- O Globo
Dois ex-governadores presos num período de 24 horas. Um ex-governador que recebe duas ordens de prisão ao mesmo tempo: uma do Rio e outra de Curitiba. Tudo isso em um estado em penúria, cujos servidores estão cercando o Legislativo em protesto contra um pacote de ajuste. O Rio de Janeiro está vivendo fortes emoções nas últimas horas e há muito o que refletir sobre o momento do país e do estado.
A obra de demolição das finanças do Rio teve muitas mãos. O ex-governador Anthony Garotinho sempre usou as políticas públicas para construir uma rede de compra de votos. Foram muitos os flagrantes em que ele esteve envolvido. O ex-governador Sérgio Cabral aumentou as despesas públicas numa época de crescimento da receita, como se o bom tempo fosse durar para sempre. Os dois, inimigos na vida pública, cometeram erros administrativos que levaram o estado ao descontrole das suas contas.
Cabral protagonizou cenas de promiscuidade explícita entre a maior autoridade do executivo local com um dos principais fornecedores do estado. A Delta, de Fernando Cavendish, teve, em determinado momento, 96% do seu faturamento em obras do estado governado pelo seu amigo Cabral. Nada justifica as cenas vergonhosas envolvendo o governador, sua mulher, seus principais assessores e o empreiteiro. Nada justifica aquelas viagens, aquele anel, a não ser a falta de qualquer barreira moral.
Ontem ficou claro que houve outras irregularidades nos contratos com a Carioca Engenharia e Andrade Gutierrez. E as informações que os investigadores prestaram são impressionantes. Propinas pagas até nas obras nas favelas. Mesadas ao ex-governador e seus operadores. Quem deu as informações? Os executivos das próprias empreiteiras que fizeram os pagamentos e que, em troca, receberam as obras em regime de cartel e em licitações fraudadas.
Tudo isso foi depois do mensalão, quando já se sabia que o país estava disposto a lutar contra a corrupção, quando o processo contra exautoridades do governo Lula estava no STF. Mesmo assim, Cabral levou a extremos sua relação com as empreiteiras. Terá muito a explicar nesse tempo de prisão preventiva.
Os dois ex-governadores administraram mal o estado, ampliaram as despesas de forma inconsequente, não desarmaram as bombas fiscais que detonaram no colo do cidadão, mas estão sendo punidos porque, além disso, estão envolvidos em denúncias de crimes eleitorais e de desvios de dinheiro público.

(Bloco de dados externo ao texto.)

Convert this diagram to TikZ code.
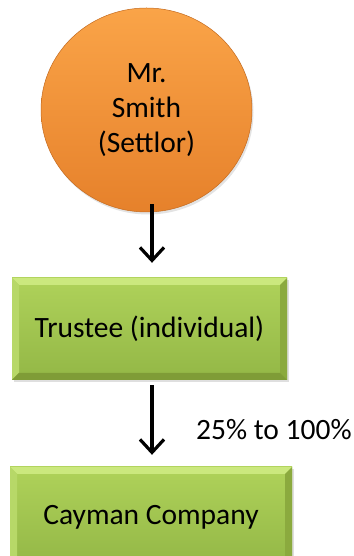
\documentclass[tikz,border=0pt]{standalone}
\usepackage{fontspec}
\setmainfont{Carlito}
\usetikzlibrary{arrows.meta,shapes.geometric,shadows}

\definecolor{orangeTop}{HTML}{FAA448}
\definecolor{orangeBot}{HTML}{E6812B}
\definecolor{orangeEdge}{HTML}{C46A1E}
\definecolor{greenTop}{HTML}{AFD25A}
\definecolor{greenBot}{HTML}{93B746}
\definecolor{bevelLight}{HTML}{CBE87E}
\definecolor{bevelSide}{HTML}{B7D868}
\definecolor{bevelDark}{HTML}{7F9C37}
\definecolor{bevelRight}{HTML}{8BAA3E}

\tikzset{
  txt/.style={font=\fontsize{29.5}{35}\selectfont, text=black},
  person/.style={ellipse, txt, align=center, inner sep=0pt,
    minimum width=211pt, minimum height=204pt,
    top color=orangeTop, bottom color=orangeBot,
    draw=orangeEdge, line width=0.5pt,
    drop shadow={opacity=0.22, shadow xshift=1.5pt, shadow yshift=-2.5pt}},
  entity/.style={rectangle, txt, inner sep=0pt,
    top color=greenTop, bottom color=greenBot,
    drop shadow={opacity=0.25, shadow xshift=1.5pt, shadow yshift=-2.5pt},
    path picture={
      % bevelled edges: light top and left, dark bottom and right
      \fill[bevelLight] (path picture bounding box.north west)
        -- (path picture bounding box.north east)
        -- ([xshift=-7pt,yshift=-7pt]path picture bounding box.north east)
        -- ([xshift=7pt,yshift=-7pt]path picture bounding box.north west) -- cycle;
      \fill[bevelSide] (path picture bounding box.north west)
        -- ([xshift=7pt,yshift=-7pt]path picture bounding box.north west)
        -- ([xshift=7pt,yshift=7pt]path picture bounding box.south west)
        -- (path picture bounding box.south west) -- cycle;
      \fill[bevelRight] (path picture bounding box.north east)
        -- ([xshift=-7pt,yshift=-7pt]path picture bounding box.north east)
        -- ([xshift=-7pt,yshift=7pt]path picture bounding box.south east)
        -- (path picture bounding box.south east) -- cycle;
      \fill[bevelDark] (path picture bounding box.south west)
        -- ([xshift=7pt,yshift=7pt]path picture bounding box.south west)
        -- ([xshift=-7pt,yshift=7pt]path picture bounding box.south east)
        -- (path picture bounding box.south east) -- cycle;
    }},
  arr/.style={line width=3.2pt, draw=black,
    -{Straight Barb[length=13pt,width=24pt,line width=3.2pt]}},
  lbl/.style={txt, inner sep=0pt}
}

\begin{document}
\begin{tikzpicture}[x=1pt,y=1pt]
  \clip (0,0) rectangle (353,556);
  \fill[white] (0,0) rectangle (353,556);

  % the settlor
  \node[person] (smith) at (146.5,446) {Mr.\\Smith\\(Settlor)};

  % trustee and the company held
  \node[entity, minimum width=275pt, minimum height=102pt] (trustee) at (149.5,227) {Trustee (individual)};
  \node[entity, minimum width=282pt, minimum height=100pt] (cayman) at (151,39) {Cayman Company};

  % ownership links
  \draw[arr] ([xshift=5.5pt,yshift=8pt]smith.south) -- ([xshift=2.5pt,yshift=15pt]trustee.north);
  \draw[arr] ([xshift=2.5pt,yshift=-5pt]trustee.south) -- ([xshift=1pt,yshift=12pt]cayman.north);
  \node[lbl, anchor=west] (pct) at (196,126) {25\% to 100\%};
\end{tikzpicture}
\end{document}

Há vários pontos a destacar nesses episódios. No caso de Cabral, o PMDB ficou no foco do combate à corrupção. Fica comprometida a tese de que a LavaJato é uma conspiração contra o PT. A defesa de Lula tenta no exterior espalhar essa ideia entre formadores de opinião. A dupla ordem de prisão contra Cabral mostra duas varas federais unidas atuando contra os mesmos suspeitos e da mesma forma. Fica comprometida a ideia de que se o caso saísse das mãos do juiz Sérgio Moro seria mais fácil para os investigados. Durante muito tempo a defesa dos acusados trabalhou pela separação de partes do processo para que fossem levadas para fora de Curitiba.
Isso deveria ser sinal para quem no Congresso tenta aprovar projetos que limitam o trabalho de investigadores e juízes e abrem a possibilidade de anistia para quem fez caixa dois. Olhem em volta senhores. Este não é um tempo de proteger seus pares. É o momento em que o país decidiu enfrentar com impressionante desassombro o velho vício da corrupção na política. Só o desespero explica a tentativa de pendurar em projeto de combate à corrupção medidas para proteger corruptos.
No meio de tudo isso, uma nota totalmente fora do tom foi a invasão da Câmara dos Deputados por um grupo truculento que subiu na mesa do plenário e gritou pela volta da ditadura. O que está acontecendo no país é a democracia enfrentando velhos problemas nacionais. Será com a liberdade, duramente conquistada, e com as instituições que o país vencerá a crise econômica e os tormentos políticos. Ao contrário de outros manifestantes, que às vezes se exaltam na crítica a um projeto ou na defesa de uma tese, o grupo que foi a Brasília invadir o Legislativo fez a apologia de crime. O projeto era acabar com a própria democracia. A investigação precisa ser profunda, e a punição, rigorosa.